The court also ruled that the business in question, The Station Bistro & Lounge on Orlando Avenue, is not required to have a dance permit, as it is not operating as a nightclub.

“We disagree with the court’s decision and will be filing an appeal,” city spokeswoman Megan MacPherson told the Press Tribune on Thursday.

The Station’s owner, Len Travis, learned of the court’s decision on March 20. His feud with city officials dates back to the summer of 2011.

“It’s wonderful,” Travis said. “It’s what we’ve been saying all along. We started as a restaurant offering music and dancing, and we’ve been fully compliant with the city … it’s been the planning department that has tried to stop our customers from dancing.”

By early 2010, the city’s planning department recognized ambiguities between what constituted a restaurant and what constituted a nightclub under the city’s zoning ordinance, and when a dance permit was required, according to the court’s decision.

The planning department recommended zoning changes that would prevent restaurants from offering dancing and other nightclub activities, unless the business first obtained a conditional use permit.

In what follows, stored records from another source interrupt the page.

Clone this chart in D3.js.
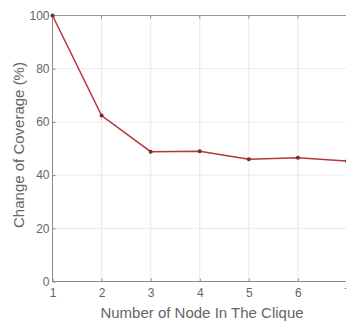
<!DOCTYPE html>
<html><head><meta charset="utf-8">
<script src="https://cdn.jsdelivr.net/npm/d3@7"></script>
<style>html,body{margin:0;padding:0;background:#fff;overflow:hidden}</style>
</head><body>
<svg id="c" width="346" height="322"></svg>
<script>
const nodes = [1, 2, 3, 4, 5, 6, 7];
const coverage = [100, 62.4, 48.8, 49.0, 46.0, 46.5, 45.3];
const xTicks = [1, 2, 3, 4, 5, 6, 7];
const yTicks = [0, 20, 40, 60, 80, 100];
const xLabel = "Number of Node In The Clique";
const yLabel = "Change of Coverage (%)";

const svg = d3.select("#c");
const x = d3.scaleLinear().domain([1, 7]).range([52.5, 347]);
const y = d3.scaleLinear().domain([0, 100]).range([281.5, 15.5]);
const font = "Liberation Sans, Arial, sans-serif";

// grid
const g = svg.append("g");
g.selectAll(".vg").data(xTicks.slice(1)).join("line")
  .attr("x1", d => x(d)).attr("x2", d => x(d))
  .attr("y1", y(0)).attr("y2", y(100))
  .attr("stroke", "#f1e4e6").attr("stroke-width", 1);
g.selectAll(".hg").data(yTicks.slice(1, -1)).join("line")
  .attr("x1", x(1)).attr("x2", 346)
  .attr("y1", d => y(d)).attr("y2", d => y(d))
  .attr("stroke", "#f3e6e8").attr("stroke-width", 1);

// axes
const xAxis = d3.axisBottom(x).tickValues(xTicks).tickSize(-3).tickPadding(7).tickFormat(d3.format("d"));
const yAxis = d3.axisLeft(y).tickValues(yTicks).tickSize(-3).tickPadding(3).tickFormat(d3.format("d"));
const gx = svg.append("g").attr("transform", `translate(0,${y(0)})`).call(xAxis);
const gy = svg.append("g").attr("transform", `translate(${x(1)},0)`).call(yAxis);
[gx, gy].forEach(a => {
  a.select(".domain").attr("stroke", "#8a8a8a");
  a.selectAll(".tick line").attr("stroke", "#8a8a8a");
  a.selectAll("text").attr("fill", "#666").style("font-family", font).style("font-size", "12px");
});
gx.select(".domain").attr("d", `M${x(1)},0H346`);
gy.select(".domain").attr("d", `M0,${y(0)}V${y(100)}`);
// top box line
svg.append("line").attr("x1", x(1)).attr("x2", 346).attr("y1", y(100)).attr("y2", y(100))
  .attr("stroke", "#9a9a9a").attr("stroke-width", 1);
svg.selectAll(".tt").data(xTicks).join("line")
  .attr("x1", d => x(d)).attr("x2", d => x(d)).attr("y1", y(100)).attr("y2", y(100) + 3)
  .attr("stroke", "#8a8a8a");

// line
const line = d3.line().x((d, i) => x(nodes[i])).y(d => y(d));
svg.append("path").datum(coverage).attr("d", line)
  .attr("fill", "none").attr("stroke", "#b8353a").attr("stroke-width", 1.5);
svg.selectAll(".pt").data(coverage).join("circle")
  .attr("cx", (d, i) => x(nodes[i])).attr("cy", d => y(d)).attr("r", 2)
  .attr("fill", "#7a2a2e");

// labels
svg.append("text").attr("x", 202).attr("y", 318).attr("text-anchor", "middle")
  .attr("fill", "#666").style("font-family", font).style("font-size", "15px").text(xLabel);
svg.append("text").attr("transform", "translate(24,145) rotate(-90)").attr("text-anchor", "middle")
  .attr("fill", "#666").style("font-family", font).style("font-size", "15px").text(yLabel);
</script>
</body></html>
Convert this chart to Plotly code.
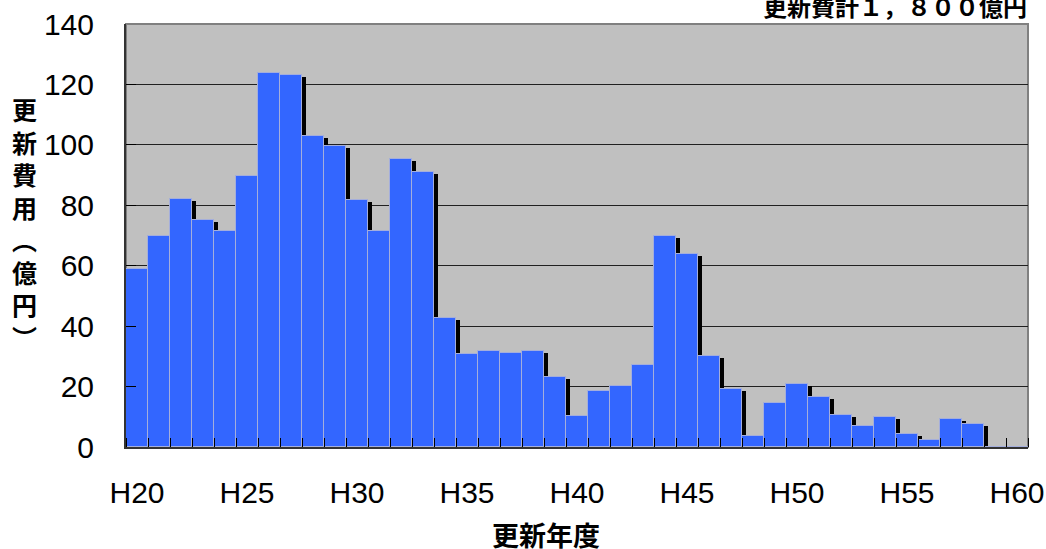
import plotly.graph_objects as go

# 更新年度 (H20 - H60) and 更新費用 (億円)
years = list(range(20, 61))
costs = [59.0, 70.0, 82.1, 75.0, 71.4, 89.6, 123.9, 123.2, 102.8, 99.5,
         81.6, 71.4, 95.4, 91.1, 42.8, 30.8, 31.7, 31.2, 31.7, 23.3,
         10.4, 18.4, 20.2, 27.0, 69.7, 64.0, 30.1, 19.2, 3.8, 14.6,
         20.9, 16.7, 10.5, 7.0, 9.9, 4.2, 2.3, 9.2, 7.6, 0.0, 0.0]

tick_years = [20, 25, 30, 35, 40, 45, 50, 55, 60]
tick_text = ["H20", "H25", "H30", "H35", "H40", "H45", "H50", "H55", "H60"]

y_ticks = [0, 20, 40, 60, 80, 100, 120, 140]

total_text = "更新費計１，８００億円"
x_title = "更新年度"
y_title_chars = ["更", "新", "費", "用", "︵", "億", "円", "︶"]

NUM_FONT = "Liberation Sans, Arial, sans-serif"
CJK_FONT = "Noto Sans CJK JP, Noto Sans CJK SC, sans-serif"

# drop shadow: shifted slightly right and down
shadow_shift = 0.18
shadow_drop = 0.66
shadow_vals = [max(v - shadow_drop, 0) for v in costs]

fig = go.Figure()
fig.add_trace(go.Bar(
    x=years, y=shadow_vals, width=1, offset=-0.5 + shadow_shift,
    marker=dict(color="black", line=dict(width=0)),
    hoverinfo="skip", showlegend=False,
))
fig.add_trace(go.Bar(
    x=years, y=costs, width=1, offset=-0.5,
    marker=dict(color="#3366FF", line=dict(color="#A4AEDC", width=1)),
    showlegend=False,
))

fig.update_layout(
    width=1046, height=549,
    margin=dict(l=126, r=18, t=24, b=102, autoexpand=False),
    paper_bgcolor="white",
    plot_bgcolor="#C0C0C0",
    barmode="overlay",
    bargap=0,
    xaxis=dict(
        range=[19.5, 60.5], automargin=False,
        tickmode="array", tickvals=tick_years, ticktext=tick_text,
        ticks="", showgrid=False, zeroline=False,
        showline=True, linecolor="#333333", linewidth=2,
        tickfont=dict(family=NUM_FONT, size=30, color="black"),
        ticklabelstandoff=18,
        ticklabeloverflow="allow",
        minor=dict(tickmode="linear", tick0=19.5, dtick=1, ticks="inside",
                   ticklen=9, tickwidth=1, tickcolor="black", showgrid=False),
    ),
    yaxis=dict(
        range=[0, 140], automargin=False,
        tickmode="array", tickvals=y_ticks,
        ticks="inside", ticklen=10, tickwidth=1, tickcolor="black",
        showgrid=True, gridcolor="#202020", gridwidth=1,
        zeroline=False,
        showline=True, linecolor="#333333", linewidth=2,
        tickfont=dict(family=NUM_FONT, size=30, color="black"),
        ticklabelstandoff=24,
    ),
    shapes=[dict(type="rect", xref="paper", yref="paper", x0=0, x1=1, y0=0, y1=1,
                 line=dict(color="#808080", width=2), layer="below")],
    annotations=[
        dict(text="<br>".join(y_title_chars), xref="paper", yref="paper",
             x=-0.112, y=0.53, xanchor="center", yanchor="middle",
             showarrow=False,
             font=dict(family=CJK_FONT, size=25, color="black", weight="bold")),
        dict(text=x_title, xref="paper", yref="paper",
             x=0.4656, y=-0.208, xanchor="center", yanchor="middle",
             showarrow=False,
             font=dict(family=CJK_FONT, size=27, color="black", weight="bold")),
        dict(text=total_text, xref="paper", yref="paper",
             x=0.852, y=1.0426, xanchor="center", yanchor="middle",
             showarrow=False,
             font=dict(family=CJK_FONT, size=24, color="black", weight="bold")),
    ],
)

fig.write_html("out.html")
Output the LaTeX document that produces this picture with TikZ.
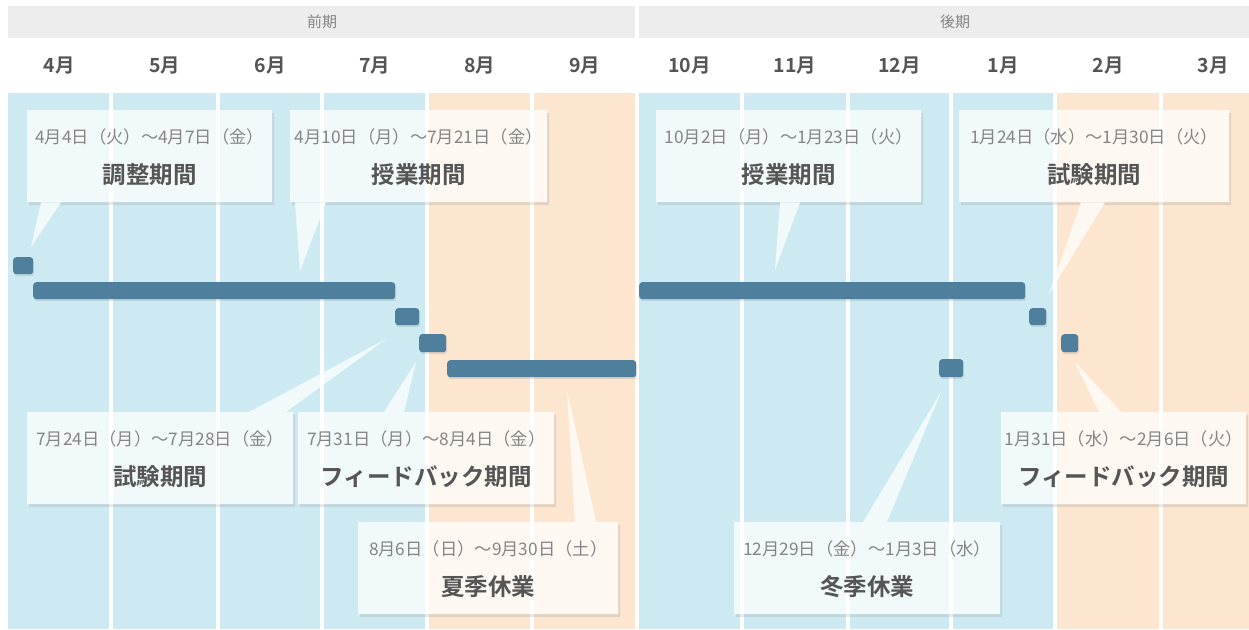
\documentclass[tikz,border=0pt]{standalone}
\usepackage{fontspec}
\setmainfont{Noto Sans CJK JP}[BoldFont={Noto Sans CJK JP Bold}]
\usetikzlibrary{calc,shadows}
\definecolor{bgblue}{HTML}{CDEAF2}
\definecolor{bgpeach}{HTML}{FCE6D0}
\definecolor{hdrgray}{HTML}{EDEDED}
\definecolor{barblue}{HTML}{4E809D}
\definecolor{txtgray}{HTML}{555555}
\definecolor{dategray}{HTML}{858585}
\tikzset{
  hdrbox/.style={fill=hdrgray, draw=none},
  hdrtext/.style={text=dategray, font=\fontsize{15}{16}\selectfont, inner sep=0pt},
  monthtext/.style={text=txtgray, font=\bfseries\fontsize{19.5}{21}\selectfont, inner sep=0pt},
  barbox/.style={fill=barblue, draw=none, rounded corners=3pt, inner sep=0pt, anchor=north west,
    drop shadow={opacity=0.2, shadow xshift=1pt, shadow yshift=-2pt}},
  cbox/.style={fill=white, draw=none, inner sep=0pt, minimum height=92pt, anchor=north west,
    drop shadow={opacity=0.25, shadow xshift=2pt, shadow yshift=-3pt}},
  ctail/.style={fill=white, draw=none},
  cgroup/.style={transparency group, opacity=0.75},
  datetext/.style={text=dategray, font=\fontsize{17.3}{20}\selectfont, inner sep=0pt},
  titletext/.style={text=txtgray, font=\bfseries\fontsize{23.5}{25}\selectfont, inner sep=0pt},
}
\begin{document}
\begin{tikzpicture}[x=1pt, y=-1pt]
\useasboundingbox (0,0) rectangle (1249,629);
\fill[white] (0,0) rectangle (1249,629);

% header
\fill[hdrbox] (8,6) rectangle (635,38);
\fill[hdrbox] (639,6) rectangle (1249,38);
\node[hdrtext] (hz) at (322,22) {前期};
\node[hdrtext] (hk) at (955,22) {後期};

% months
\foreach \m/\x [count=\i] in {4月/59.5,5月/164.5,6月/270,7月/374.5,8月/479.5,9月/584.5,10月/689.5,11月/795,12月/899.5,1月/1003,2月/1108,3月/1213}
  \node[monthtext] (m\i) at (\x,66) {\m};

% background columns
\fill[bgblue] (8,93) rectangle (427,629);
\fill[bgpeach] (427,93) rectangle (637,629);
\fill[bgblue] (637,93) rectangle (1055,629);
\fill[bgpeach] (1055,93) rectangle (1249,629);
\foreach \x in {111,218,322,427,532,637,742,848,951,1055,1161}
  \fill[white] (\x-1.6,93) rectangle (\x+1.6,629);

% bars
\node[barbox, minimum width=20pt, minimum height=17pt] (b1) at (13,257) {};
\node[barbox, minimum width=362pt, minimum height=17pt] (b2) at (33,282) {};
\node[barbox, minimum width=24pt, minimum height=17pt] (b3) at (395,308) {};
\node[barbox, minimum width=27pt, minimum height=18pt] (b4) at (419,334) {};
\node[barbox, minimum width=189pt, minimum height=17pt] (b5) at (447,360) {};
\node[barbox, minimum width=386pt, minimum height=17pt] (b6) at (639,282) {};
\node[barbox, minimum width=24pt, minimum height=18pt] (b7) at (939,359) {};
\node[barbox, minimum width=17pt, minimum height=17pt] (b8) at (1029,308) {};
\node[barbox, minimum width=17pt, minimum height=18pt] (b9) at (1061,334) {};

% tail tips
\coordinate (p1) at (31,247);
\coordinate (p2) at (300,271);
\coordinate (p3) at (775,270);
\coordinate (p4) at (1049,294);
\coordinate (p5) at (386,339);
\coordinate (p6) at (416,362);
\coordinate (p7) at (567,390);
\coordinate (p8) at (941,392);
\coordinate (p9) at (1075,362);

% callout 1
\begin{scope}[cgroup]
\node[cbox, minimum width=245pt] (c1) at (27,110) {};
\fill[ctail] ($(c1.south west)+(14,0)$) -- ($(c1.south west)+(34,0)$) -- (p1) -- cycle;
\end{scope}
\node[datetext] (d1) at ($(c1.north)+(0,27)$) {4月4日（火）～4月7日（金）};
\node[titletext] (t1) at ($(c1.north)+(0,65)$) {調整期間};

% callout 2
\begin{scope}[cgroup]
\node[cbox, minimum width=257pt] (c2) at (290,110) {};
\fill[ctail] ($(c2.south west)+(5,0)$) -- ($(c2.south west)+(36,0)$) -- (p2) -- cycle;
\end{scope}
\node[datetext] (d2) at ($(c2.north)+(0,27)$) {4月10日（月）～7月21日（金）};
\node[titletext] (t2) at ($(c2.north)+(0,65)$) {授業期間};

% callout 3
\begin{scope}[cgroup]
\node[cbox, minimum width=265pt] (c3) at (656,110) {};
\fill[ctail] ($(c3.south west)+(124,0)$) -- ($(c3.south west)+(144,0)$) -- (p3) -- cycle;
\end{scope}
\node[datetext] (d3) at ($(c3.north)+(0,27)$) {10月2日（月）～1月23日（火）};
\node[titletext] (t3) at ($(c3.north)+(0,65)$) {授業期間};

% callout 4
\begin{scope}[cgroup]
\node[cbox, minimum width=270pt] (c4) at (959,110) {};
\fill[ctail] ($(c4.south west)+(122,0)$) -- ($(c4.south west)+(146,0)$) -- (p4) -- cycle;
\end{scope}
\node[datetext] (d4) at ($(c4.north)+(0,27)$) {1月24日（水）～1月30日（火）};
\node[titletext] (t4) at ($(c4.north)+(0,65)$) {試験期間};

% callout 5
\begin{scope}[cgroup]
\node[cbox, minimum width=266pt] (c5) at (27,412) {};
\fill[ctail] ($(c5.north west)+(222,0)$) -- ($(c5.north west)+(259,0)$) -- (p5) -- cycle;
\end{scope}
\node[datetext] (d5) at ($(c5.north)+(0,27)$) {7月24日（月）～7月28日（金）};
\node[titletext] (t5) at ($(c5.north)+(0,65)$) {試験期間};

% callout 6
\begin{scope}[cgroup]
\node[cbox, minimum width=256pt] (c6) at (298,412) {};
\fill[ctail] ($(c6.north west)+(86,0)$) -- ($(c6.north west)+(106,0)$) -- (p6) -- cycle;
\end{scope}
\node[datetext] (d6) at ($(c6.north)+(0,27)$) {7月31日（月）～8月4日（金）};
\node[titletext] (t6) at ($(c6.north)+(0,65)$) {フィードバック期間};

% callout 7
\begin{scope}[cgroup]
\node[cbox, minimum width=260pt] (c7) at (358,522) {};
\fill[ctail] ($(c7.north west)+(217,0)$) -- ($(c7.north west)+(238,0)$) -- (p7) -- cycle;
\end{scope}
\node[datetext] (d7) at ($(c7.north)+(0,27)$) {8月6日（日）～9月30日（土）};
\node[titletext] (t7) at ($(c7.north)+(0,65)$) {夏季休業};

% callout 8
\begin{scope}[cgroup]
\node[cbox, minimum width=266pt] (c8) at (734,522) {};
\fill[ctail] ($(c8.north west)+(129,0)$) -- ($(c8.north west)+(153,0)$) -- (p8) -- cycle;
\end{scope}
\node[datetext] (d8) at ($(c8.north)+(0,27)$) {12月29日（金）～1月3日（水）};
\node[titletext] (t8) at ($(c8.north)+(0,65)$) {冬季休業};

% callout 9
\begin{scope}[cgroup]
\node[cbox, minimum width=245pt] (c9) at (1001,412) {};
\fill[ctail] ($(c9.north west)+(98,0)$) -- ($(c9.north west)+(120,0)$) -- (p9) -- cycle;
\end{scope}
\node[datetext] (d9) at ($(c9.north)+(0,27)$) {1月31日（水）～2月6日（火）};
\node[titletext] (t9) at ($(c9.north)+(0,65)$) {フィードバック期間};
\end{tikzpicture}
\end{document}
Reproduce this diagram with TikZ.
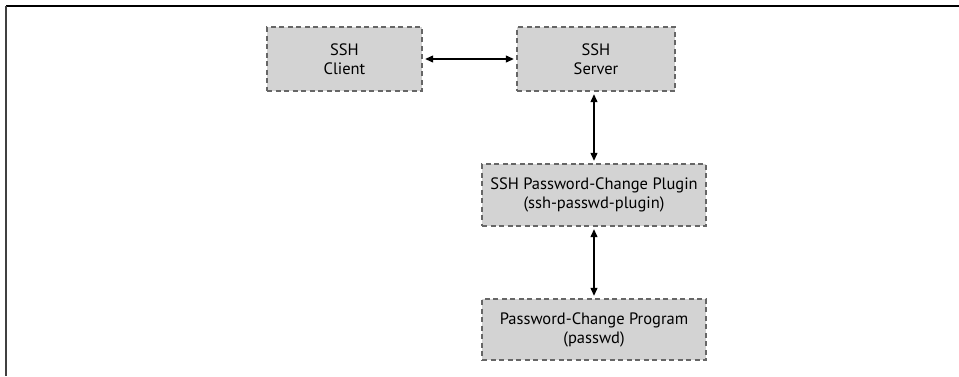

A restaurant wouldn’t be allowed to get this conditional use permit unless it first obtained a public dance permit.

The proposed changes to the zoning ordinance were only to apply to new restaurants or existing restaurants that did not, at that time, offer nightclub activities.

According to the court’s decision, The Station operated as a full-service eating and drinking establishment offering food, alcoholic beverages, music and dancing from October 2008 to beyond the 2010 zoning amendments. In a June 3, 2010 letter, The Station was informed that the amendments would not apply to existing restaurants that were then recognized by the city as providing music and dancing.

The city says it revoked The Station’s legal nonconforming use status to operate as a nightclub in April 2008. The court’s ruling says the city didn’t provide enough evidence to support its claim that The Station was required to have a dance permit, or that it was operating as a nightclub.